Most currency trades are now done over the Internet, where time and distance are no barrier. When you buy or sell currency, you usually do so with a market maker in that currency. There are many market makers for most currencies, especially the major currencies. A market maker may deal in U.S. dollars and Euros, for instance, purchasing and selling both currencies by publishing a bid/ask price for both currencies. If the market maker starts getting a lot of dollars in exchange for Euros, he will raise the ask price for Euros, and lower the bid price for dollars until the orders start equalizing more. If he didn’t do this, he would soon run out of Euros and be stuck with dollars. He would not be able to continue business since at the bid/ask price that he established, he would not have any Euros to trade for dollars, which the market is currently demanding. Thus, to stay in business he lowers his bid price for dollars and increases his ask price for Euros. To replenish his supply of Euros, he also raises his bid for them, and to get rid of the excess dollars that he accumulated, he lowers his ask price for dollars. This is how supply and demand works with a single market maker—but there are many of them located throughout the world.

Each market maker must maintain parity with other market makers in the same currencies—otherwise arbitrageurs would buy, for instance, Euros from the market maker with a lower ask price and sell it to another market maker with a higher bid, and would continue doing so until the prices equalized to within transaction costs.

But what about market makers in different currencies?

Currency Cross Rates and Triangular Arbitrage in the FX Spot Market

Cross rates are the exchange rates of 1 currency with other currencies, and those currencies with each other. Cross rates are equalized among all currencies through a process called triangular arbitrage. Below is a table of key cross rates of some major currencies.

Key Cross Rates for 5/14/2007. (Source: MarketWatch.com)
Currency USD GBP EUR JPY
  USD       0.50443 0.73951 120.10500
  GBP  1.98244   1.46603 238.10043
  EUR  1.35225 0.68211   162.41160
  JPY  0.83260 0.41999 0.61572  

All currency quotes are given in pairs, and each pair can be expressed as a fraction. To illustrate, if a Great Britain pound (GBP) is worth 1.98244 USD, then this can be expressed as the fraction 1.98244 USD/1 GBP. We also see from the above table that a Euro is worth 0.68211 GBP, which can be expressed as 0.68211 GBP/1 EUR.

From these 2 fractions, we can calculate what the USD is worth in EUR.

EUR/USD = 1.98244 USD X .68211 GBP = 1.3522421
1 GBP 1 EUR

GBP cancels out, resulting in a quote for dollars per Euro. As you can see, this is very close to the actual quote, 1.35225, from the table above. Because we are ignoring the bid/ask spread and transaction costs to simplify the math in this example, there is no reason to believe that it would be exact. It is also true that arbitrage is not a perfect equalizer because the market is not perfectly efficient.

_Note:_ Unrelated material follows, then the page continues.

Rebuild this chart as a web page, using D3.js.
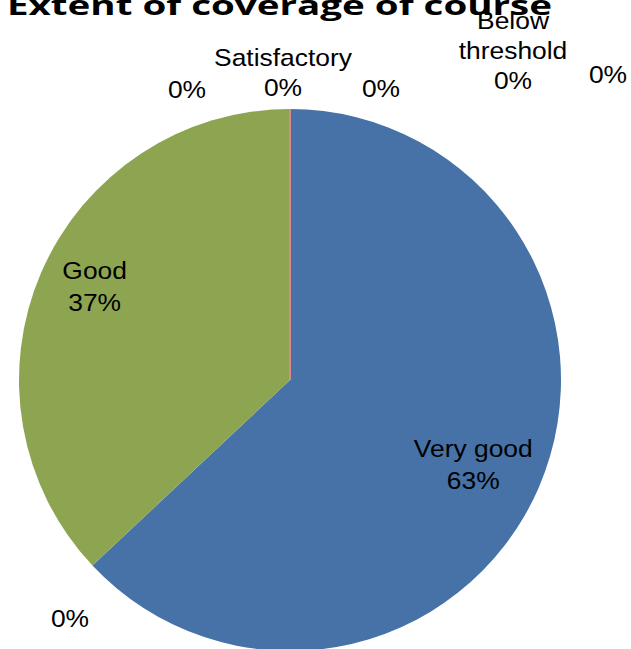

But what if these cross rates didn't equalize. Suppose, for instance, that 1 GBP was exactly equal to 2 USD, with all other cross rates remaining the same. Obviously, the above equation would not hold, but it would present an arbitrage opportunity in the FX spot market, as illustrated below:

Start: $1,000,000.00 USD
Buy Euros: € 739,508.23 = 1,000,000 USD/1.35225
Buy Pounds with Euros: £504,425.96 = 739,508.23 Euros x 0.68211 GBP/EUR
Buy Dollars with Pounds: $1,008,851.91 = 504,425.96 pounds x 2 USD/GBP
Arbitrage Profit = $8,851.91 = $1,008,851.91 - $1,000,000.00

This can be illustrated graphically as a self-closing triangle of currency exchanges, which is why it is called triangular arbitrage.

Triangular Arbitrage in the FX Spot Market

So, will you be able to profit from triangular arbitrage? Not likely. There are, no doubt, many professionals and banks that have computers constantly calculating the cross rates of all currencies. If there are any inequalities greater than transaction costs, then they will be quick to close the gap, because if they don’t, someone else will.

But triangular arbitrage does explain how the cross rates of currencies are kept equalized.